Updated 16 June 2021
A qualified lawyer is someone who holds a legal professional qualification which allows them to practise in England and Wales or another jurisdiction.
From September 2021, the Solicitors Qualifying Examination (SQE) will be the single, rigorous assessment for all aspiring solicitors.
After this date, all qualified lawyers will need to do the following to become a solicitor of England and Wales:
- have a degree in any subject or an equivalent qualification or experience
- pass the SQE1 and SQE2 assessments, unless your qualification has an agreed exemption or you wish to apply for one
- meet our character and suitability requirements.
You are not required to do qualifying work experience, as we will recognise your existing qualification and experience.
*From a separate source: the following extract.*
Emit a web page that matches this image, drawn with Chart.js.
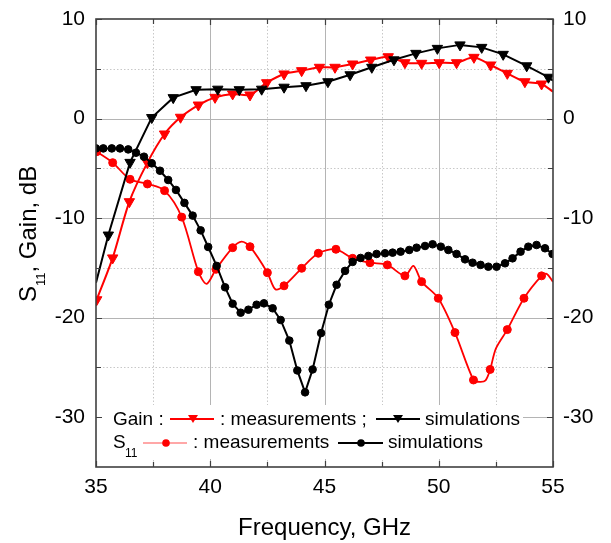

You also no longer need to be in a recognised jurisdiction.
If a qualified lawyer is granted an exemption from SQE2, we may also require them to demonstrate their English or Welsh language competence.
Find out more in our approach for qualified lawyers.
If you have already sat some or all the QLTS assessments, find out if you can continue to qualify through this route.
If you are a solicitor qualified in Scotland, you are exempted from sitting the SQE2 assessment. You would need to apply for this exemption before applying for admission.
You can also apply for further SQE1 assessments exemptions.
If you have passed the QLTS MCT
If you have passed the MCT this not equivalent to passing the SQE1. Therefore, you do not qualify for the agreed exemption for SQE2.
Unlike the MCT, SQE1 includes the procedural subjects of Business Law and Practice, Wills and the Administration of Estates, Property Practice, Dispute Resolution and Criminal Practice. This means that candidates who pass the MCT need to progress to the OSCE (or SQE2) to be assessed in these subjects.
Candidates who qualify through SQE are tested across the full range of topics we require solicitors of England and Wales to know in SQE1. Any agreed exemption for SQE2 is based on a candidate being assessed through SQE1 and their practice rights being the same as a solicitor.
If you have qualifications, or experience, over and above your Scottish qualification in the procedural subjects for English and Welsh law (or equivalent), and you have passed the MCT, please email us for more information.
Solicitors of Northern Ireland or the Republic of Ireland are exempt from the SQE assessments. You do not need to apply for these exemptions. Find out more.
Please find out how you can qualify as a solicitor.
You have two choices if you have the LPC:
Qualifying through the SQE as a qualified lawyer
The LPC does not give you an agreed exemption from any SQE assessment. This is because the SQE covers similar subject areas to the LPC but is assessed at a higher standard.
The SQE is assessed at a level of a newly qualified solicitor. Therefore, when someone has passed SQE2, they can apply for admission (subject to meeting our other admissions requirements). Whereas the LPC assesses a candidate's legal knowledge and legal skills at the point of starting a period of recognised training (training contract) – typically two years before admission as a solicitor.
If you choose to qualify through the SQE, you could use your LPC as evidence if applying for any exemptions, together with other qualifications and work experience.
Qualifying as a LPC graduate
Even though you are a qualified lawyer, you could instead choose to qualify as a solicitor through the LPC route up until 2032.
If you took this option, you would normally need to do a period of recognised training (training contract). However we can recognise two years' qualifying work experience (this needs to be confirmed by a solicitor of England and Wales) and passing the SQE2 assessment as equivalent to a period of recognised training.